For an inquiry ostensibly called to investigate the Mamasapano incident and the death of over 60 Filipinos (44 commandos, 18 rebels, some civilians), it is inexplicable why the Senate has studiously avoided asking about who exactly died and who did what. If as has been suggested in media reports, certain groups did the killing, who are these groups? Who is finding out?
After four public hearings and two executive sessions, the Senate inquiry remains absent-minded and unfocused. With so many generals, police officers and civilian officials on hand as resource persons, no one asked and no one was asked to make a report on the killings.
The public has been led into so many directions, many citizens now sometimes forget what question the inquiry is really trying to answer.
Among these distractions are:
What is President Aquino’s accountability in this incident? Did he authorize the SAF operation? Why did he not order reinforcements?
Which general refused the request or order to provide relief and rescue?
What was suspended PNP Chief Alan Purisima doing in this operation? Who gave him the authority to be involved?
Did the United States have a role in the incident?
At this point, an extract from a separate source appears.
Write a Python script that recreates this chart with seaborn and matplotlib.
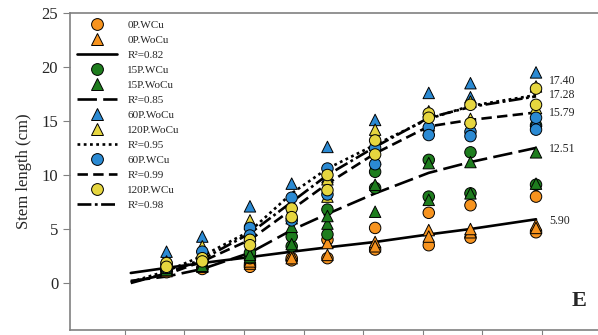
import numpy as np
import pandas as pd
import matplotlib
matplotlib.use("Agg")
import matplotlib.pyplot as plt
from matplotlib.lines import Line2D
import seaborn as sns

# Sampling days (x positions of measurement columns)
days = [7, 13, 21, 28, 34, 42, 51, 58, 69]

# Stem length (cm), two replicates per sampling day
p0_wcu = [(1.2, 1.0), (1.4, 1.3), (1.7, 1.5), (2.1, 2.3), (2.3, 4.0),
          (3.1, 5.1), (3.5, 6.5), (4.2, 7.2), (4.7, 8.0)]
p0_wocu = [(1.3, 1.1), (1.5, 1.6), (1.8, 2.0), (2.6, 2.3), (2.6, 3.7),
           (3.8, 3.4), (4.9, 4.3), (4.7, 5.0), (5.4, 5.1)]
p15_wcu = [(1.3, 1.5), (1.9, 2.0), (2.3, 2.8), (3.4, 4.3), (4.5, 6.8),
           (8.8, 10.3), (8.0, 11.4), (8.3, 12.1), (9.1, 14.6)]
p15_wocu = [(1.2, 1.4), (1.8, 1.6), (2.4, 2.6), (5.2, 3.6), (5.5, 6.2),
            (6.6, 9.1), (7.7, 11.1), (8.3, 11.2), (9.2, 12.1)]
p60_wocu = [(2.9, 1.6), (4.3, 2.6), (7.1, 5.5), (9.2, 6.5), (12.6, 9.8),
            (15.1, 12.8), (17.6, 14.2), (18.5, 17.2), (19.5, 15.0)]
p120_wocu = [(2.0, 1.7), (3.4, 2.5), (5.8, 4.4), (7.4, 6.0), (9.6, 8.0),
             (14.2, 11.5), (15.9, 14.6), (16.8, 15.2), (18.2, 16.2)]
p60_wcu = [(1.8, 1.4), (2.9, 2.2), (5.1, 4.4), (7.9, 5.8), (10.6, 8.2),
           (12.5, 11.0), (14.4, 13.7), (14.0, 13.6), (15.3, 14.2)]
p120_wcu = [(1.85, 1.5), (2.3, 2.0), (4.0, 3.5), (6.9, 6.1), (10.0, 8.6),
            (13.2, 11.9), (15.7, 15.3), (16.5, 14.8), (18.0, 16.5)]

series_names = ["0P.WCu", "0P.WoCu", "15P.WCu", "15P.WoCu",
                "60P.WoCu", "120P.WoCu", "60P.WCu", "120P.WCu"]
series_values = [p0_wcu, p0_wocu, p15_wcu, p15_wocu,
                 p60_wocu, p120_wocu, p60_wcu, p120_wcu]

# Fitted growth curves
fit_days = [1, 7, 13, 21, 28, 34, 42, 51, 58, 69]
fit_0p = [0.93, 1.4, 1.85, 2.4, 2.9, 3.3, 3.8, 4.5, 5.0, 5.90]
fit_15p = [0.2, 0.6, 1.3, 2.8, 4.9, 6.4, 8.3, 10.2, 11.2, 12.51]
fit_wocu = [0.1, 1.1, 2.5, 4.8, 8.3, 10.6, 12.8, 15.2, 16.4, 17.40]
fit_60p = [0.1, 0.8, 2.0, 4.0, 6.8, 9.2, 12.0, 14.5, 15.1, 15.79]
fit_120p = [0.0, 0.9, 2.2, 4.6, 7.5, 10.0, 12.6, 15.3, 16.3, 17.28]
fit_labels = ["R²=0.82", "R²=0.85", "R²=0.95", "R²=0.99", "R²=0.98"]

yticks = [0, 5, 10, 15, 20, 25]
xticks = [0, 10, 20, 30, 40, 50, 60, 70]

colors = {"0P.WCu": "#F7931E", "0P.WoCu": "#F7931E",
          "15P.WCu": "#1E7D1E", "15P.WoCu": "#1E7D1E",
          "60P.WoCu": "#2B8AD3", "120P.WoCu": "#E6D63F",
          "60P.WCu": "#2B8AD3", "120P.WCu": "#E6D63F"}
markers = {n: ("o" if n.endswith("WCu") else "^") for n in series_names}

rows = []
for name, vals in zip(series_names, series_values):
    for d, pair in zip(days, vals):
        for v in pair:
            rows.append({"day": d, "length": v, "treatment": name})
df = pd.DataFrame(rows)

sns.set_style("ticks")
plt.rcParams["font.family"] = ["Liberation Serif", "DejaVu Serif"]
plt.rcParams["lines.scale_dashes"] = False

fig = plt.figure(figsize=(5.98, 3.35), dpi=100)
ax = fig.add_axes([70 / 598, 5 / 335, 528 / 598, 317 / 335])

fit_styles = [
    (fit_0p, "-"),
    (fit_15p, (0, (14, 4.5))),
    (fit_wocu, (0, (2, 2.5))),
    (fit_60p, (0, (7.5, 3.8))),
    (fit_120p, (0, (10, 2.5, 2, 2.5))),
]
for vals, ls in fit_styles:
    sns.lineplot(x=fit_days, y=vals, color="black", lw=1.9,
                 linestyle=ls, ax=ax, zorder=1)

sns.scatterplot(data=df, x="day", y="length", hue="treatment",
                style="treatment", palette=colors, markers=markers,
                s=68, edgecolor="black", linewidth=0.7, legend=False,
                ax=ax, zorder=2)

# Curve end values
end_labels = [(fit_wocu, 14), (fit_120p, 1), (fit_60p, -1),
              (fit_15p, -1), (fit_0p, -2)]
for vals, dy in end_labels:
    ax.annotate(f"{vals[-1]:.2f}", xy=(fit_days[-1], vals[-1]),
                xytext=(13, dy), textcoords="offset pixels",
                ha="left", va="center", fontsize=8.5, color="#222222")

ax.text(0.965, 0.09, "E", transform=ax.transAxes, fontsize=16,
        fontweight="bold", ha="center", va="center")

ax.set_xlim(-9.2, 79.4)
ax.set_ylim(-4.35, 25)
ax.set_yticks(yticks)
ax.set_xticks(xticks)
ax.set_xticklabels([])
ax.set_xlabel("")
ax.set_ylabel("Stem length (cm)", fontsize=12, labelpad=7)
ax.tick_params(axis="y", labelsize=12, length=5, color="#808080",
               direction="out")
ax.tick_params(axis="x", length=5, color="#808080", direction="out")
for side in ["left", "top", "bottom"]:
    ax.spines[side].set_color("#808080")
    ax.spines[side].set_linewidth(1.2)
ax.spines["right"].set_visible(False)

def mk(name):
    return Line2D([], [], ls="none", marker=markers[name], markersize=8.5,
                  markerfacecolor=colors[name], markeredgecolor="black",
                  markeredgewidth=0.7)

def ln(i):
    return Line2D([], [], color="black", lw=1.9, linestyle=fit_styles[i][1])

handles = [mk("0P.WCu"), mk("0P.WoCu"), ln(0),
           mk("15P.WCu"), mk("15P.WoCu"), ln(1),
           mk("60P.WoCu"), mk("120P.WoCu"), ln(2),
           mk("60P.WCu"), ln(3),
           mk("120P.WCu"), ln(4)]
labels = ["0P.WCu", "0P.WoCu", fit_labels[0],
          "15P.WCu", "15P.WoCu", fit_labels[1],
          "60P.WoCu", "120P.WoCu", fit_labels[2],
          "60P.WCu", fit_labels[3],
          "120P.WCu", fit_labels[4]]
ax.legend(handles, labels, loc="upper left", bbox_to_anchor=(0.0, 1.0),
          frameon=False, fontsize=8, handlelength=3.6, handletextpad=0.9,
          labelspacing=0.47, borderpad=0.45, borderaxespad=0.2)

fig.savefig("out.png", dpi=100)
Did it suffer casualties?
All these questions are important, but some concerned citizens are so confused they believe it’s time to turn to Sen. Lito Lapid to conduct the inquisition, because he used to make the bad guys squirm and pay in his movies.
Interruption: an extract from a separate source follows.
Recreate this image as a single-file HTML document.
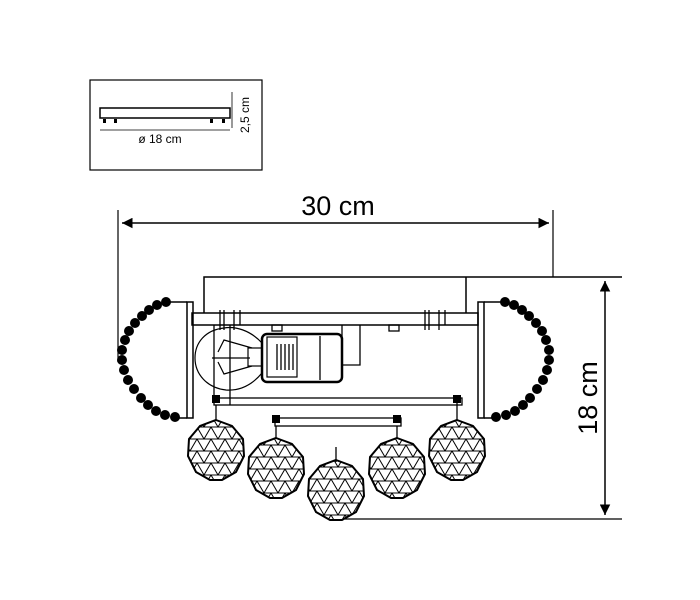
<!DOCTYPE html>
<html><head><meta charset="utf-8"><style>
html,body{margin:0;padding:0;background:#fff}
svg{display:block}
text{font-family:"Liberation Sans",sans-serif;fill:#000}
</style></head><body>
<svg width="700" height="600" viewBox="0 0 700 600" xmlns="http://www.w3.org/2000/svg">
<defs>
<pattern id="tri" width="14" height="12" patternUnits="userSpaceOnUse" x="2" y="1">
<path d="M0 12 L7 0 L14 12 M0 12 H14 M0 0 H14" stroke="#000" stroke-width="1" fill="none"/>
</pattern>
<g id="ball">
<polygon points="0,-30 16,-24 27,-11 28,6 20,22 6,30 -6,30 -20,22 -28,6 -27,-11 -16,-24" fill="url(#tri)" stroke="#000" stroke-width="2"/>
</g>
<marker id="ar" viewBox="0 0 10 10" refX="10" refY="5" markerWidth="9" markerHeight="7" orient="auto-start-reverse"><path d="M0 0 L10 5 L0 10z" fill="#000"/></marker>
</defs>
<!-- inset -->
<rect x="90" y="80" width="172" height="90" fill="none" stroke="#000" stroke-width="1.2"/>
<rect x="100" y="108" width="130" height="10" fill="none" stroke="#000" stroke-width="1.5"/>
<rect x="103" y="119" width="3" height="4" fill="#000"/><rect x="114" y="119" width="3" height="4" fill="#000"/>
<rect x="210" y="119" width="3" height="4" fill="#000"/><rect x="222" y="119" width="3" height="4" fill="#000"/>
<line x1="100" y1="130" x2="230" y2="130" stroke="#000" stroke-width="0.8"/>
<line x1="232" y1="92" x2="232" y2="128" stroke="#000" stroke-width="0.8"/>
<text x="160" y="143" font-size="12" text-anchor="middle">ø 18 cm</text>
<text x="0" y="0" font-size="12" transform="translate(249,115) rotate(-90)" text-anchor="middle">2,5 cm</text>
<!-- dimensions -->
<line x1="118" y1="210" x2="118" y2="362" stroke="#000" stroke-width="1.2"/>
<line x1="553" y1="210" x2="553" y2="277" stroke="#000" stroke-width="1.2"/>
<line x1="122" y1="223" x2="549" y2="223" stroke="#000" stroke-width="1.5" marker-start="url(#ar)" marker-end="url(#ar)"/>
<text x="338" y="215" font-size="27" text-anchor="middle">30 cm</text>
<line x1="605" y1="281" x2="605" y2="515" stroke="#000" stroke-width="1.5" marker-start="url(#ar)" marker-end="url(#ar)"/>
<line x1="345" y1="519" x2="622" y2="519" stroke="#000" stroke-width="1.2"/>
<text font-size="27" text-anchor="middle" transform="translate(597,398) rotate(-90)">18 cm</text>
<!-- top box -->
<path d="M204 313 V277 H622 M466 277 V313" fill="none" stroke="#000" stroke-width="1.5"/>
<!-- main bar -->
<rect x="192" y="313" width="286" height="12" fill="none" stroke="#000" stroke-width="1.5"/>
<!-- plates -->
<rect x="187" y="302" width="6" height="116" fill="none" stroke="#000" stroke-width="1.5"/>
<rect x="478" y="302" width="6" height="116" fill="none" stroke="#000" stroke-width="1.5"/>
<path d="M187 302 H168 M187 418 H176 M484 302 H503 M484 418 H495" stroke="#000" stroke-width="1.5"/>
<!-- beads -->
<g fill="#000">
<circle cx="166" cy="302" r="5"/><circle cx="157" cy="305" r="5"/><circle cx="149" cy="310" r="5"/><circle cx="142" cy="316" r="5"/><circle cx="135" cy="323" r="5"/><circle cx="129" cy="331" r="5"/><circle cx="125" cy="340" r="5"/><circle cx="122" cy="350" r="5"/><circle cx="122" cy="360" r="5"/><circle cx="124" cy="370" r="5"/><circle cx="128" cy="380" r="5"/><circle cx="134" cy="389" r="5"/><circle cx="141" cy="398" r="5"/><circle cx="148" cy="405" r="5"/><circle cx="156" cy="411" r="5"/><circle cx="165" cy="415" r="5"/><circle cx="175" cy="417" r="5"/>
<circle cx="505" cy="302" r="5"/><circle cx="514" cy="305" r="5"/><circle cx="522" cy="310" r="5"/><circle cx="529" cy="316" r="5"/><circle cx="536" cy="323" r="5"/><circle cx="542" cy="331" r="5"/><circle cx="546" cy="340" r="5"/><circle cx="549" cy="350" r="5"/><circle cx="549" cy="360" r="5"/><circle cx="547" cy="370" r="5"/><circle cx="543" cy="380" r="5"/><circle cx="537" cy="389" r="5"/><circle cx="530" cy="398" r="5"/><circle cx="523" cy="405" r="5"/><circle cx="515" cy="411" r="5"/><circle cx="506" cy="415" r="5"/><circle cx="496" cy="417" r="5"/>
</g>
<g fill="none" stroke="#000" stroke-width="1.3">
<path d="M220 310 V330 M224 310 V330 M234 310 V330 M240 310 V325"/>
<path d="M425 310 V330 M429 310 V330 M439 310 V330 M445 310 V325"/>
<rect x="272" y="325" width="10" height="6"/><rect x="389" y="325" width="10" height="6"/>
<path d="M342 325 V365 H360 V325"/>
<path d="M262 343 C250 330 235 326 224 328 C205 330 195 343 195 358 C195 374 207 388 226 390 C240 391 252 385 262 373" stroke-width="1.2"/>
<path d="M218 352 L224 340 L252 348 M218 362 L224 374 L252 366 M212 358 H250" stroke-width="1.2"/>
<rect x="248" y="348" width="14" height="18" stroke-width="1.2"/>
<rect x="262" y="334" width="80" height="48" rx="5" stroke-width="2.5"/>
<rect x="267" y="337" width="30" height="40" stroke-width="1.2"/>
<path d="M277 344 V370 M281 344 V370 M285 344 V370 M289 344 V370 M293 344 V370 M320 336 V380"/>
<path d="M214 325 V398 M230 325 V405"/>
<rect x="214" y="398" width="248" height="7"/>
<rect x="275" y="418" width="126" height="8"/>
<path d="M216 405 V420 M457 398 V420 M276 426 V438 M397 426 V438 M336 447 V462"/>
</g>
<rect x="212" y="395" width="8" height="8" fill="#000"/><rect x="453" y="395" width="8" height="8" fill="#000"/>
<rect x="272" y="415" width="8" height="8" fill="#000"/><rect x="393" y="415" width="8" height="8" fill="#000"/>
<use href="#ball" x="216" y="450"/>
<use href="#ball" x="276" y="468"/>
<use href="#ball" x="336" y="490"/>
<use href="#ball" x="397" y="468"/>
<use href="#ball" x="457" y="450"/>
</svg>
</body></html>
In the afternoon session, Sen. Ralph Recto indirectly asked about the killings in questioning peace adviser Teresita Deles and Justice secretary Leila de lima about whether the MILF will submit the names of its combatants. But the exchange was timid and roundabout.
Inquiry needs no-nonsense investigators
This shortcoming of the Senate inquiry underlines why an independent, bipartisan commission of inquiry, empowered by Congress, would have been the better mechanism for investigating Mamasapano. As long as the houses of Congress are doing the inquiring themselves, this affair of state will not get anywhere.
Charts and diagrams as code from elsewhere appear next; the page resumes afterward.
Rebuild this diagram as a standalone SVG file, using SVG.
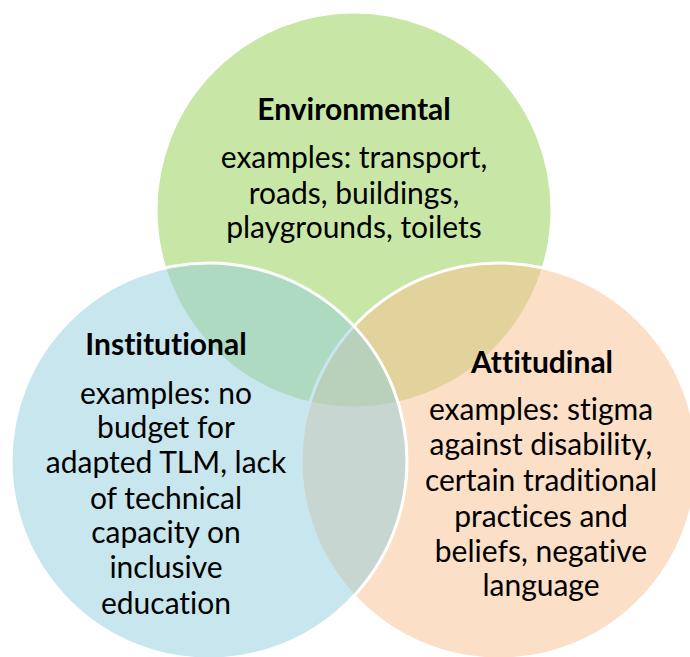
<svg xmlns="http://www.w3.org/2000/svg" width="690" height="657" viewBox="0 0 690 657">
<style>
.c{stroke:#fff;stroke-width:3;}
.t{font-family:Lato,"Noto Sans",sans-serif;font-size:30px;fill:#000;text-anchor:middle;font-variant-ligatures:none;}
.h{font-weight:bold;}
</style>
<rect width="690" height="657" fill="#fff"/>
<g id="environmental">
<circle class="c" cx="354" cy="210" r="198" fill="#92D050" fill-opacity="0.5"/>
</g>
<g id="attitudinal">
<circle class="c" cx="499" cy="461" r="198" fill="#FAC090" fill-opacity="0.5"/>
</g>
<g id="institutional">
<circle class="c" cx="209" cy="461" r="198" fill="#92CDDC" fill-opacity="0.5"/>
</g>
<g id="labels">
<text class="t h" x="354" y="120">Environmental</text>
<text class="t" x="354" y="168">examples: transport,</text>
<text class="t" x="354" y="204">roads, buildings,</text>
<text class="t" x="354" y="238">playgrounds, toilets</text>
<text class="t h" x="166" y="355">Institutional</text>
<text class="t" x="166" y="404">examples: no</text>
<text class="t" x="166" y="438">budget for</text>
<text class="t" x="166" y="473">adapted TLM, lack</text>
<text class="t" x="166" y="509">of technical</text>
<text class="t" x="166" y="543">capacity on</text>
<text class="t" x="166" y="578">inclusive</text>
<text class="t" x="166" y="614">education</text>
<text class="t h" x="542" y="373">Attitudinal</text>
<text class="t" x="541" y="420">examples: stigma</text>
<text class="t" x="541" y="455">against disability,</text>
<text class="t" x="541" y="491">certain traditional</text>
<text class="t" x="541" y="527">practices and</text>
<text class="t" x="541" y="562">beliefs, negative</text>
<text class="t" x="541" y="596">language</text>
</g>
</svg>
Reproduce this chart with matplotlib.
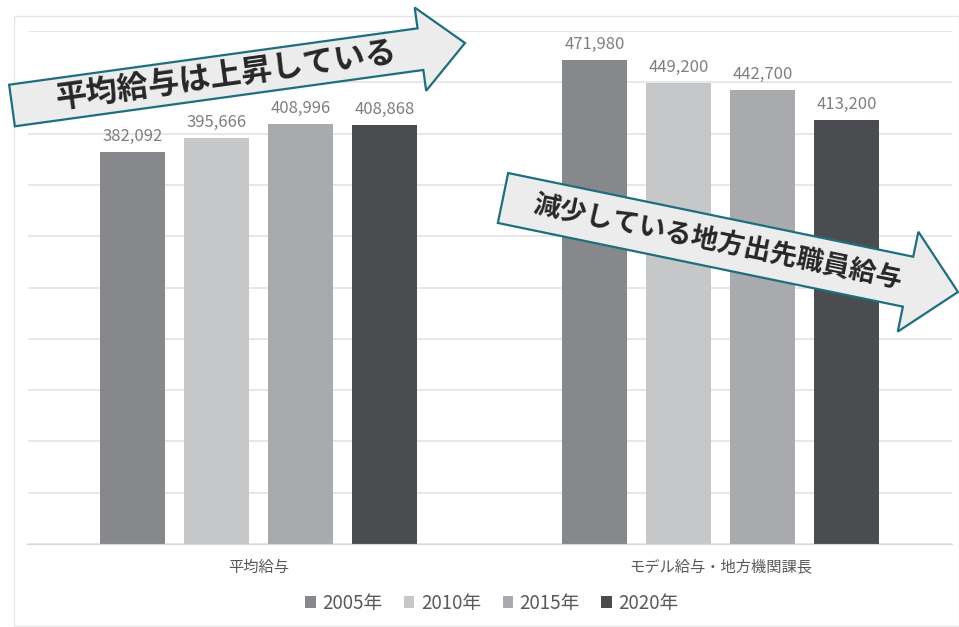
import numpy as np
import matplotlib
matplotlib.use("Agg")
import matplotlib.pyplot as plt
from matplotlib.patches import Polygon, Rectangle

plt.rcParams['font.family'] = ['Noto Sans CJK JP', 'DejaVu Sans']

# データ
categories = ["平均給与", "モデル給与・地方機関課長"]
years = ["2005年", "2010年", "2015年", "2020年"]
values = {
    "2005年": [382092, 471980],
    "2010年": [395666, 449200],
    "2015年": [408996, 442700],
    "2020年": [408868, 413200],
}
colors = ["#87888c", "#c6c7c9", "#a9aaad", "#4b4c4f"]

W, H = 959, 627
fig = plt.figure(figsize=(W / 100, H / 100), dpi=100)
ax = fig.add_axes([27.5 / W, 1 - 544 / H, 924 / W, 513 / H])

x = np.arange(len(categories))
step = 0.182
width = 0.141
for i, (yr, c) in enumerate(zip(years, colors)):
    pos = x + (i - 1.5) * step
    bars = ax.bar(pos, values[yr], width=width, color=c, label=yr, zorder=2)
    for b, v in zip(bars, values[yr]):
        ax.annotate(f"{v:,}", (b.get_x() + b.get_width() / 2, v),
                    xytext=(0, 5), textcoords="offset points",
                    ha="center", va="bottom", fontsize=12, color="#7f7f7f")

ax.set_xlim(-0.5, 1.5)
ax.set_ylim(0, 500000)
ax.set_yticks(np.arange(0, 500001, 50000))
ax.yaxis.grid(True, color="#e3e3e3", linewidth=1.2, zorder=0)
ax.set_axisbelow(True)
ax.tick_params(left=False, bottom=False, labelleft=False)
ax.set_xticks(x)
ax.set_xticklabels(categories, fontsize=11, color="#595959")
ax.tick_params(axis="x", pad=7)
for s in ["top", "right", "left"]:
    ax.spines[s].set_visible(False)
ax.spines["bottom"].set_color("#d9d9d9")

leg = ax.legend(loc="center", bbox_to_anchor=(492 / W, 1 - 603 / H),
                bbox_transform=fig.transFigure, ncol=4, frameon=False,
                fontsize=13.5, handlelength=0.55, handleheight=0.55,
                handletextpad=0.35, columnspacing=1.15)
for t in leg.get_texts():
    t.set_color("#595959")

# 外枠
fig.add_artist(Rectangle((14 / W, 1 - 626 / H), (W - 14) / W, 610 / H,
                         transform=fig.transFigure, fill=False,
                         edgecolor="#e6e6e6", linewidth=1))


def px(pts):
    return [(p[0] / W, 1 - p[1] / H) for p in pts]


def block_arrow(tail, tip, w, hw, hl, text, fs, shift):
    tail = np.array(tail, float)
    tip = np.array(tip, float)
    u = (tip - tail) / np.linalg.norm(tip - tail)
    n = np.array([-u[1], u[0]])
    base = tip - u * hl
    pts = [tail + n * w / 2, base + n * w / 2, base + n * hw / 2, tip,
           base - n * hw / 2, base - n * w / 2, tail - n * w / 2]
    fig.add_artist(Polygon(px(pts), closed=True, transform=fig.transFigure,
                           facecolor="#ececec", edgecolor="#1f6e7e",
                           linewidth=1.6, zorder=5))
    ang = np.degrees(np.arctan2(-(tip[1] - tail[1]), tip[0] - tail[0]))
    c = tail + u * (np.linalg.norm(base - tail) / 2 + shift)
    fig.text(c[0] / W, 1 - c[1] / H, text, rotation=ang,
             rotation_mode="anchor", ha="center", va="center",
             fontsize=fs, fontweight="bold", color="#262626", zorder=6)


block_arrow((12, 105.5), (465, 43), 42, 84, 45, "平均給与は上昇している", 22.5, 10)
block_arrow((503, 198), (958, 292), 51, 102, 51, "減少している地方出先職員給与", 19.4, 12)

fig.savefig("out.png", dpi=100)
Here are some key reasons why, based on my reading on how independent commissions – like the Kennedy assassination commission and the 9/11 commission –have functioned in US history (there are fat books on the commission reports):
1. The Senate inquiry is nursing the illusion that it can establish facts and obtain disclosures by having senators throw clever questions at resource persons. Whenever the witness clams up or invokes executive privilege, it stymies the method.
2. An impartial inquiry will employ topnotch investigators and lawyers to conduct investigations of leads and question witnesses. They will be under obligation to establish facts and secure relevant documents.
3. An impartial inquiry can still be open to the public, but it need not have intrusive TV cameras intimidating witnesses and encouraging senators to grandstand.
4. An impartial inquiry would not summon the President to testify in open court. It will conduct the questioning or interview in private.
5. An impartial inquiry can delve in a more holistic way into big topics like: the nature of the government’s deal with the MILF, its impact on the incident, the nature of US engagement in the anti-terrorism campaign in Mindanao and Sulu.
It can also address in a more coherent way how the Bangsamoro project impacted the incident.
A high standard of acceptability
The writing of the commission report and findings will become the highlight of the inquiry.
The report will be thorough, detailed and clear. It will leave little room for doubt or interpretation.
Once the report is submitted, Congress must either accept or reject it. In the traditional congressional inquiry, either house must take it or leave it.
Not so with a independent commission report. Congress must decide as a matter of public responsibility. The public will also judge whether the commission has done right by the dead in Mamasapano.
As things are, there is little chance that the Senate inquiry can produce a report that will satisfy this high standard of acceptability.